*Your objective*: From the records below, copy every line that contains the word "this".

===== Materials provided

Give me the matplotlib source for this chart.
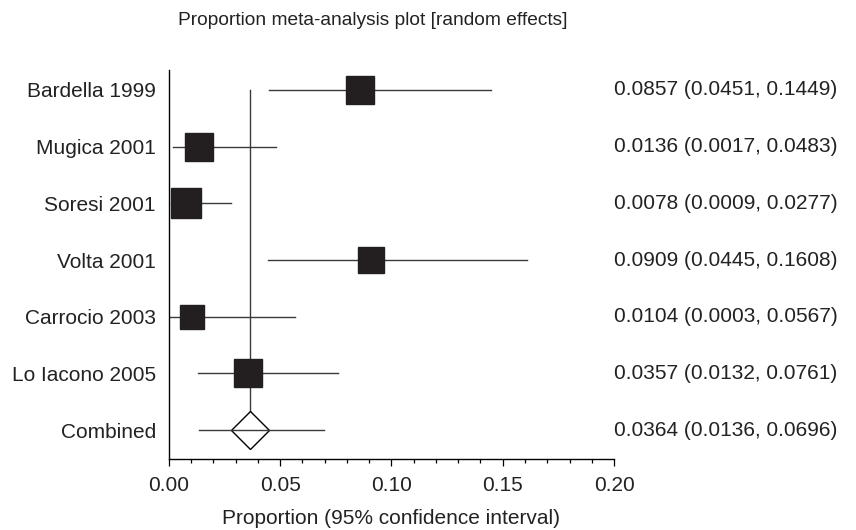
import matplotlib
matplotlib.use("Agg")
import matplotlib.pyplot as plt
import matplotlib.transforms as mtransforms
from matplotlib.ticker import MultipleLocator

plt.rcParams["font.family"] = ["Liberation Sans", "DejaVu Sans"]

# Study data
studies = ["Bardella 1999", "Mugica 2001", "Soresi 2001", "Volta 2001",
           "Carrocio 2003", "Lo Iacono 2005"]
proportion = [0.0857, 0.0136, 0.0078, 0.0909, 0.0104, 0.0357]
ci_low = [0.0451, 0.0017, 0.0009, 0.0445, 0.0003, 0.0132]
ci_high = [0.1449, 0.0483, 0.0277, 0.1608, 0.0567, 0.0761]

# Pooled estimate
combined_label = "Combined"
combined = 0.0364
combined_low = 0.0136
combined_high = 0.0696

fs = 15

fig = plt.figure(figsize=(8.56, 5.30), dpi=100)
ax = fig.add_axes([0.1974, 0.134, 0.5199, 0.734])

line_col = "#3a3a3a"
box_sizes = [19.6, 19.6, 21.8, 18.9, 17.8, 19.6]  # marker sizes (pt)

rows = list(range(len(studies)))
for i in rows:
    ax.plot([ci_low[i], ci_high[i]], [i, i], color=line_col, lw=1.0, zorder=2)
    ax.plot(proportion[i], i, marker="s", ms=box_sizes[i], color="#231f20",
            mec="#231f20", zorder=3)

crow = len(studies)
# vertical line at pooled estimate
ax.plot([combined, combined], [0, crow], color=line_col, lw=1.0, zorder=1)
ax.plot(combined, crow, marker="D", ms=19.4, mfc="white", mec="black",
        mew=1.0, zorder=2)
ax.plot([combined_low, combined_high], [crow, crow], color=line_col, lw=1.0,
        zorder=3)

ax.set_xlim(0, 0.20)
ax.set_ylim(6.51, -0.353)
ax.set_xticks([0.00, 0.05, 0.10, 0.15, 0.20])
ax.set_xticklabels(["0.00", "0.05", "0.10", "0.15", "0.20"], fontsize=fs,
                   color="#222222")
ax.xaxis.set_minor_locator(MultipleLocator(0.01))
ax.tick_params(axis="x", which="major", length=5, width=0.9, pad=7)
ax.tick_params(axis="x", which="minor", length=3.2, width=0.9)

ax.set_yticks(rows + [crow])
ax.set_yticklabels(studies + [combined_label], fontsize=fs, color="#222222")
ax.tick_params(axis="y", length=0, pad=9.4)

for s in ["top", "right"]:
    ax.spines[s].set_visible(False)
ax.spines["left"].set_linewidth(1.0)
ax.spines["bottom"].set_linewidth(1.0)

# estimate text on the right
trans = mtransforms.blended_transform_factory(ax.transAxes, ax.transData)
for i in rows:
    ax.text(1.0, i, "%.4f (%.4f, %.4f)" % (proportion[i], ci_low[i], ci_high[i]),
            transform=trans, ha="left", va="center", fontsize=fs, color="#222222")
ax.text(1.0, crow, "%.4f (%.4f, %.4f)" % (combined, combined_low, combined_high),
        transform=trans, ha="left", va="center", fontsize=fs, color="#222222")

ax.set_xlabel("Proportion (95% confidence interval)", fontsize=fs, labelpad=10.5,
              color="#222222")
fig.text(0.436, 0.962, "Proportion meta-analysis plot [random effects]",
         ha="center", va="center", fontsize=13.8, color="#222222")

plt.savefig("out.png", dpi=100)
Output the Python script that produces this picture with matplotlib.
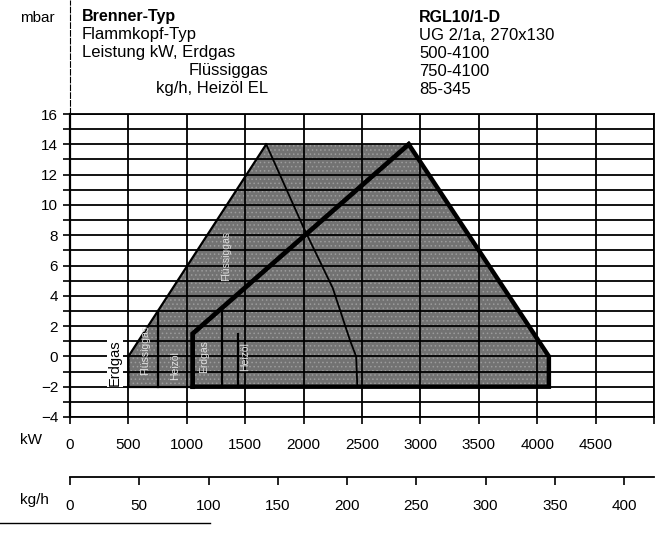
import numpy as np
import matplotlib.pyplot as plt
from matplotlib.patches import Polygon

plt.rcParams['font.family'] = ['Liberation Sans', 'DejaVu Sans']
plt.rcParams['hatch.linewidth'] = 0.6

# axis ticks
kw_ticks = [0, 500, 1000, 1500, 2000, 2500, 3000, 3500, 4000, 4500]
kgh_ticks = [0, 50, 100, 150, 200, 250, 300, 350, 400]
mbar_ticks = [-4, -2, 0, 2, 4, 6, 8, 10, 12, 14, 16]
KWH_PER_KG = 11.86  # Heizöl EL

# working field (kW, mbar)
field_kw = [500, 500, 1680, 2900, 4100, 4100]
field_mbar = [-2, 0, 14, 14, 0, -2]

# Heizöl curve
oil_kw = [1050, 1050, 2900]
oil_mbar = [-2, 1.5, 14]

# gas curve from the apex down
gas_kw = [1680, 2000, 2250, 2400, 2450, 2460]
gas_mbar = [14, 8.5, 4.5, 1.0, 0, -2]

# start lines inside the field
start_kw = [750, 1300, 1440]
start_top = [2.97, 3.2, 1.5]

header_left = ["Brenner-Typ", "Flammkopf-Typ", "Leistung kW, Erdgas",
               "Flüssiggas", "kg/h, Heizöl EL"]
header_right = ["RGL10/1-D", "UG 2/1a, 270x130", "500-4100",
                "750-4100", "85-345"]

W, H = 657, 538
fig = plt.figure(figsize=(W / 100, H / 100), dpi=100)
ax = fig.add_axes([70 / W, 1 - 417 / H, (654 - 70) / W, (417 - 114) / H])
ax.set_xlim(0, 5000)
ax.set_ylim(-4, 16)

ax.set_xticks(kw_ticks + [5000])
ax.set_xticklabels([str(v) for v in kw_ticks] + [''])
ax.set_yticks(mbar_ticks)
ax.set_yticks(np.arange(-3, 16, 2), minor=True)
ax.tick_params(axis='both', which='both', direction='out', length=5,
               width=1.2, labelsize=11, colors='black')
ax.tick_params(axis='x', pad=10)
ax.grid(True, which='both', color='black', linewidth=1.3, zorder=1)
ax.set_axisbelow(False)
for s in ax.spines.values():
    s.set_linewidth(1.3)
ax.spines['left'].set_linewidth(1.6)

# field, screened grey
pts = np.column_stack([field_kw, field_mbar])
ax.add_patch(Polygon(pts, closed=True, facecolor='#727272',
                     edgecolor='none', zorder=0.5))
ax.add_patch(Polygon(pts, closed=True, facecolor='none', edgecolor='#9c9c9c',
                     linewidth=0, hatch='....', zorder=0.6))
ax.plot(field_kw[:3], field_mbar[:3], color='black', lw=1.6, zorder=3)
ax.plot(field_kw[3:] + [1050], field_mbar[3:] + [-2], color='black', lw=3.2,
        zorder=3, solid_joinstyle='miter')
ax.plot([500, 1050], [-2, -2], color='black', lw=1.6, zorder=3)
ax.plot(oil_kw, oil_mbar, color='black', lw=3.4, zorder=3,
        solid_joinstyle='miter')
ax.plot(gas_kw, gas_mbar, color='black', lw=1.3, zorder=3)
for x, top in zip(start_kw, start_top):
    ax.plot([x, x], [-2, top], color='black', lw=1.6, zorder=3)

# labels of the start lines
ax.text(385, -0.4, "Erdgas", rotation=90, fontsize=10.5, ha='center',
        va='center', zorder=4,
        bbox=dict(facecolor='white', edgecolor='none', pad=0.5))
inner = [(640, 0.4, "Flüssiggas"), (900, -0.6, "Heizöl"),
         (1150, 0.0, "Erdgas"), (1340, 6.6, "Flüssiggas"),
         (1500, 0.0, "Heizöl")]
for x, y, s in inner:
    ax.text(x, y, s, rotation=90, fontsize=7.5, ha='center', va='center',
            color='#e0e0e0', zorder=4)

# left axis line running up to the top of the sheet
fig.add_artist(plt.Line2D([70 / W, 70 / W], [1 - 114 / H, 1.0],
                          color='black', lw=0.8, ls=(0, (6, 1))))

fig.text(20 / W, 1 - 18 / H, "mbar", fontsize=11, va='center')
fig.text(20 / W, 1 - 440 / H, "kW", fontsize=11, va='center')
fig.text(20 / W, 1 - 500 / H, "kg/h", fontsize=11, va='center')

rows = [17, 35, 53, 71, 89]
for i, (y, s, r) in enumerate(zip(rows, header_left, header_right)):
    weight = 'bold' if i == 0 else 'normal'
    size = 11.5 if i == 0 else 12
    if i < 3:
        fig.text(82 / W, 1 - y / H, s, fontsize=size, va='center',
                 fontweight=weight)
    else:
        fig.text(268 / W, 1 - y / H, s, fontsize=size, va='center',
                 ha='right', fontweight=weight)
    fig.text(419 / W, 1 - y / H, r, fontsize=size, va='center',
             fontweight=weight)

# second scale in kg/h of Heizöl
ax2 = fig.add_axes([70 / W, 1 - 477 / H, (654 - 70) / W, 0.0001])
ax2.set_xlim(0, 5000 / KWH_PER_KG)
ax2.set_xticks(kgh_ticks)
ax2.set_yticks([])
for k in ('top', 'left', 'right'):
    ax2.spines[k].set_visible(False)
ax2.spines['bottom'].set_linewidth(1.3)
ax2.tick_params(axis='x', direction='out', length=6, width=1.2,
                labelsize=11, pad=10)
ax2.patch.set_visible(False)

# rule at the foot of the page
fig.add_artist(plt.Line2D([0, 210 / W], [1 - 523 / H, 1 - 523 / H],
                          color='black', lw=1.0))

fig.savefig("out.png", dpi=100)
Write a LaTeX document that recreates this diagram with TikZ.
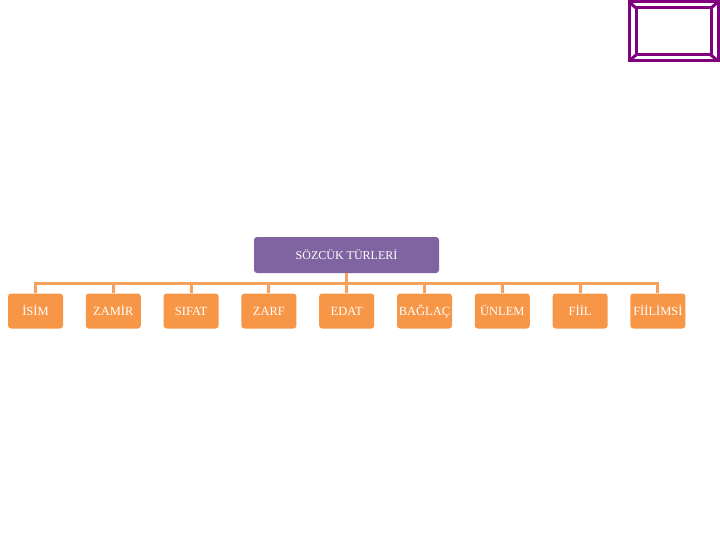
\documentclass[tikz,border=0pt]{standalone}
\usepackage{fontspec}
\setmainfont{Liberation Serif}
\definecolor{orng}{HTML}{F79646}
\definecolor{orngline}{HTML}{F4A15D}
\definecolor{purp}{HTML}{8064A2}
\definecolor{frame}{HTML}{800080}
\begin{document}
\begin{tikzpicture}[x=1pt,y=-1pt,
  parentbox/.style={fill=purp,rounded corners=3pt,minimum width=185pt,minimum height=36pt,text=white,font=\fontsize{12}{14}\selectfont,inner sep=0pt,text height=9pt,text depth=0pt},
  childbox/.style={fill=orng,rounded corners=3pt,minimum width=55pt,minimum height=35pt,text=white,font=\fontsize{12.5}{14}\selectfont,inner sep=0pt,text height=9pt,text depth=0pt},
  link/.style={draw=orngline,line width=3pt}]
\useasboundingbox (0,0) rectangle (720,540);
% frame
\begin{scope}[draw=frame,line width=3pt]
\draw (629,2) rectangle (718,61);
\draw (636,8) rectangle (711,55);
\draw (629,2) -- (636,8);
\draw (718,2) -- (711,8);
\draw (629,61) -- (636,55);
\draw (718,61) -- (711,55);
\end{scope}
\node[parentbox] (p) at (346.5,255) {SÖZCÜK TÜRLERİ};
\coordinate (bar) at (346.5,283.5);
\foreach \i/\t in {0/İSİM,1/ZAMİR,2/SIFAT,3/ZARF,4/EDAT,5/BAĞLAÇ,6/ÜNLEM,7/FİİL,8/FİİLİMSİ}{
  \node[childbox] (c\i) at ({35.5+77.8*\i},311) {\t};
}
\draw[link] (p.south) -- (bar);
\draw[link] (c0.north) |- (bar) -| (c8.north);
\foreach \i in {1,...,7}{
  \draw[link] (c\i.north) -- (c\i.north |- bar);
}
\end{tikzpicture}
\end{document}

==========

*Reply*:
Give me the matplotlib source for this chart.
Output the Python script that produces this picture with matplotlib.
Write a LaTeX document that recreates this diagram with TikZ.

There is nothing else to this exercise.